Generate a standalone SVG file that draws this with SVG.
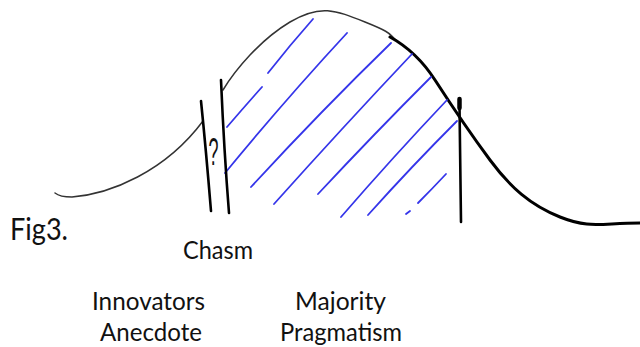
<svg xmlns="http://www.w3.org/2000/svg" width="640" height="347" viewBox="0 0 640 347">
<style>
.lbl{font-family:Lato,"Open Sans","Liberation Sans",sans-serif;font-size:25.5px;fill:#111}
.thin{fill:none;stroke:#333;stroke-width:1.5;stroke-linecap:round}
.thick{fill:none;stroke:#000;stroke-width:3;stroke-linecap:round;stroke-linejoin:round}
.bar{fill:none;stroke:#000;stroke-width:2.6;stroke-linecap:round}
.hatch{fill:none;stroke:#3535ea;stroke-width:1.8;stroke-linecap:round}
</style>
<rect width="640" height="347" fill="#fff"/>
<g id="curve">
<path class="thin" d="M55,193 Q60,197 72,197 C110,194 165,172 203,121"/>
<path class="thin" d="M223,90 C235,70 260,40 290,22 S335,10 365,22 S388,34 396,40"/>
<path class="thick" d="M390,37 C410,48 424,63 435,80 S470,133 490,160 S530,205 560,217 S600,223 640,223"/>
</g>
<g id="hatching">
<path class="hatch" d="M268,73 Q290,45 313,19"/>
<path class="hatch" d="M227,127 Q245,106 262,87"/>
<path class="hatch" d="M225,173 Q285,100 347,33"/>
<path class="hatch" d="M251,187 Q320,112 391,43"/>
<path class="hatch" d="M274,204 Q343,127 412,54"/>
<path class="hatch" d="M318,194 Q375,133 431,77"/>
<path class="hatch" d="M341,217 Q393,157 447,100"/>
<path class="hatch" d="M368,215 Q412,166 457,121"/>
<path class="hatch" d="M418,203 Q432,189 446,174"/>
<path class="hatch" d="M406,214 L410,211"/>
</g>
<g id="bars">
<path class="bar" d="M201,101 Q206,150 211,211"/>
<path class="bar" d="M221,80 Q224,150 229,213"/>
<path class="bar" d="M459.5,106 Q460,160 461,222"/>
<path class="bar" style="stroke-width:4.5" d="M459.5,99 L459.5,108"/>
<text x="208.5" y="165" style="font-family:'Liberation Sans',sans-serif;font-size:38px;fill:#111" textLength="10" lengthAdjust="spacingAndGlyphs">?</text>
</g>
<g id="labels">
<text class="lbl" x="10" y="240" style="font-size:30px" textLength="58" lengthAdjust="spacingAndGlyphs">Fig3.</text>
<text class="lbl" x="183" y="259" textLength="70" lengthAdjust="spacingAndGlyphs">Chasm</text>
<text class="lbl" x="92" y="310" textLength="113" lengthAdjust="spacingAndGlyphs">Innovators</text>
<text class="lbl" x="100" y="341" textLength="102" lengthAdjust="spacingAndGlyphs">Anecdote</text>
<text class="lbl" x="295" y="310" textLength="91" lengthAdjust="spacingAndGlyphs">Majority</text>
<text class="lbl" x="280" y="341" textLength="122" lengthAdjust="spacingAndGlyphs">Pragmatism</text>
</g>
</svg>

## WHAT IS BEING ASKED
Without including any pictures, print all of the material exactly as given.

## SOLUTION FOR THIS PROBLEM
Generate a standalone SVG file that draws this with SVG.
<svg xmlns="http://www.w3.org/2000/svg" width="640" height="347" viewBox="0 0 640 347">
<style>
.lbl{font-family:Lato,"Open Sans","Liberation Sans",sans-serif;font-size:25.5px;fill:#111}
.thin{fill:none;stroke:#333;stroke-width:1.5;stroke-linecap:round}
.thick{fill:none;stroke:#000;stroke-width:3;stroke-linecap:round;stroke-linejoin:round}
.bar{fill:none;stroke:#000;stroke-width:2.6;stroke-linecap:round}
.hatch{fill:none;stroke:#3535ea;stroke-width:1.8;stroke-linecap:round}
</style>
<rect width="640" height="347" fill="#fff"/>
<g id="curve">
<path class="thin" d="M55,193 Q60,197 72,197 C110,194 165,172 203,121"/>
<path class="thin" d="M223,90 C235,70 260,40 290,22 S335,10 365,22 S388,34 396,40"/>
<path class="thick" d="M390,37 C410,48 424,63 435,80 S470,133 490,160 S530,205 560,217 S600,223 640,223"/>
</g>
<g id="hatching">
<path class="hatch" d="M268,73 Q290,45 313,19"/>
<path class="hatch" d="M227,127 Q245,106 262,87"/>
<path class="hatch" d="M225,173 Q285,100 347,33"/>
<path class="hatch" d="M251,187 Q320,112 391,43"/>
<path class="hatch" d="M274,204 Q343,127 412,54"/>
<path class="hatch" d="M318,194 Q375,133 431,77"/>
<path class="hatch" d="M341,217 Q393,157 447,100"/>
<path class="hatch" d="M368,215 Q412,166 457,121"/>
<path class="hatch" d="M418,203 Q432,189 446,174"/>
<path class="hatch" d="M406,214 L410,211"/>
</g>
<g id="bars">
<path class="bar" d="M201,101 Q206,150 211,211"/>
<path class="bar" d="M221,80 Q224,150 229,213"/>
<path class="bar" d="M459.5,106 Q460,160 461,222"/>
<path class="bar" style="stroke-width:4.5" d="M459.5,99 L459.5,108"/>
<text x="208.5" y="165" style="font-family:'Liberation Sans',sans-serif;font-size:38px;fill:#111" textLength="10" lengthAdjust="spacingAndGlyphs">?</text>
</g>
<g id="labels">
<text class="lbl" x="10" y="240" style="font-size:30px" textLength="58" lengthAdjust="spacingAndGlyphs">Fig3.</text>
<text class="lbl" x="183" y="259" textLength="70" lengthAdjust="spacingAndGlyphs">Chasm</text>
<text class="lbl" x="92" y="310" textLength="113" lengthAdjust="spacingAndGlyphs">Innovators</text>
<text class="lbl" x="100" y="341" textLength="102" lengthAdjust="spacingAndGlyphs">Anecdote</text>
<text class="lbl" x="295" y="310" textLength="91" lengthAdjust="spacingAndGlyphs">Majority</text>
<text class="lbl" x="280" y="341" textLength="122" lengthAdjust="spacingAndGlyphs">Pragmatism</text>
</g>
</svg>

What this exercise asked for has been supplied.